June 04, 2018

Blinded

Devotion for the Week...

Last week I looked at the Pharisees and why Jesus warned His disciples to beware of them. Today I want to take another look at the them and how their spirit is alive and well even today.

There are two stories in the Bible of Jesus healing on the Sabbath. Once, which I mentioned last week, it was a woman who hadn't been able to stand up straight for 18 years (Luke 13:10-17) and the other time it was a man with a deformed hand (Mark 3:1-6). The Pharisees reacted with anger both times.

After He healed the woman: "But the leader in charge of the synagogue was indignant that Jesus had healed her on the Sabbath day. 'There are six days of the week for working,” he said to the crowd. “Come on those days to be healed, not on the Sabbath'" (Luke 3:14).

And after He healed the man: "At once the Pharisees went away and met with the supporters of Herod to plot how to kill Jesus" (Mark 3:6).
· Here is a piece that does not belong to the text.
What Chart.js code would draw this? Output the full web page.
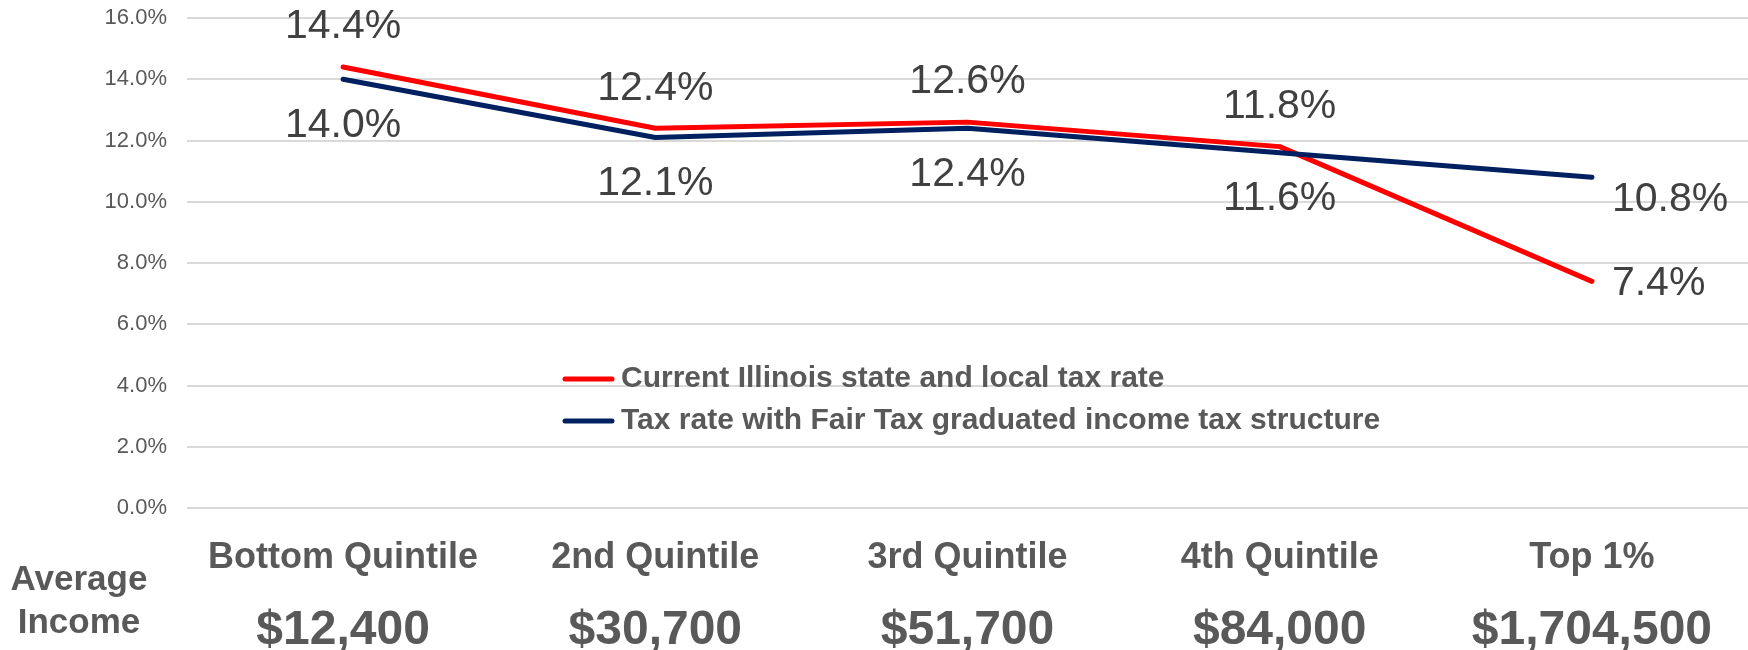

In fact, the Pharisees were watching precisely to see if He would heal the man with the deformed hand. "Jesus went into the synagogue again and noticed a man with a deformed hand. Since it was the Sabbath, Jesus’ enemies watched him closely. If he healed the man’s hand, they planned to accuse him of working on the Sabbath" (Mark 3:1,2).

In both of these instances, the thing that strikes me as most interesting is how the Pharisees were completely blinded by the rules. All they could see was the rule against doing work on the Sabbath. They couldn't see the miracles that were taking place before them and they certainly couldn't see the people who were being set free. They weren't interested in the people at all. It was only whether or not the rules were being kept that interested them.

Picture this for a moment...you've gone to church just as usual on a Sunday morning and there's a woman there who has been sick for so long hardly anyone can remember a time when she was well. Someone new comes into the church, sees the sick woman and completely heals her. Picture the moment of astonishment that would follow, and then the pandemonium of celebration that would break out. Then picture your pastor standing up, picking up the mic and saying, "Don't come here looking for healing on a Sunday. This is a day of rest. Get your healing some other day."

Crazy, right?

But what about if someone new visits a church, someone who has been living a life so far away from God you can see it in their clothing or smell it on their breath? Would that person be welcomed in, allowed to sit through the service and maybe hear about the spiritual healing that Jesus offers to all of those who believe in Him? Or would our rules of acceptable behavior keep us from seeing the miracle of that person even being in a church to begin with?

Or what if it's a person who maybe isn't so obviously in need of God, but who just doesn't conform to how we think a person should act when they're in church? How would we treat them?

I once heard a retired pastor say that if a man came into his church wearing a baseball hat and didn't remove it, he would ask that man to leave. "It's a sign of disrespect," he said. I argued that a hat doesn't show the state of a person's heart. We can be respectful or disrespectful regardless of what we have on our heads. He disagreed and said again that it is a sign of disrespect for a man to leave his hat on, and he would ask any man who wouldn't take off his hat to leave the church.

In society in general and in the church, we have rules that govern how we dress, how we talk and how we act. That's good. There's nothing wrong with rules and standards. What's wrong is when we become so fixated on making sure people follow those rules that we forget to look at the people themselves. We can become so blinded by the rules that we miss the miracles.
Weekly devotions on Christian living | DevotedQuilter.blogspot.com
The Pharisees missed the miracles of the people healed in their midst because they were so upset about the rules Jesus broke. They missed the miracle of Jesus, the Son of God Himself in their midst, because they were so upset about the rules He broke.

Are we being blinded by the rules? And if we are, what miracles might we be missing?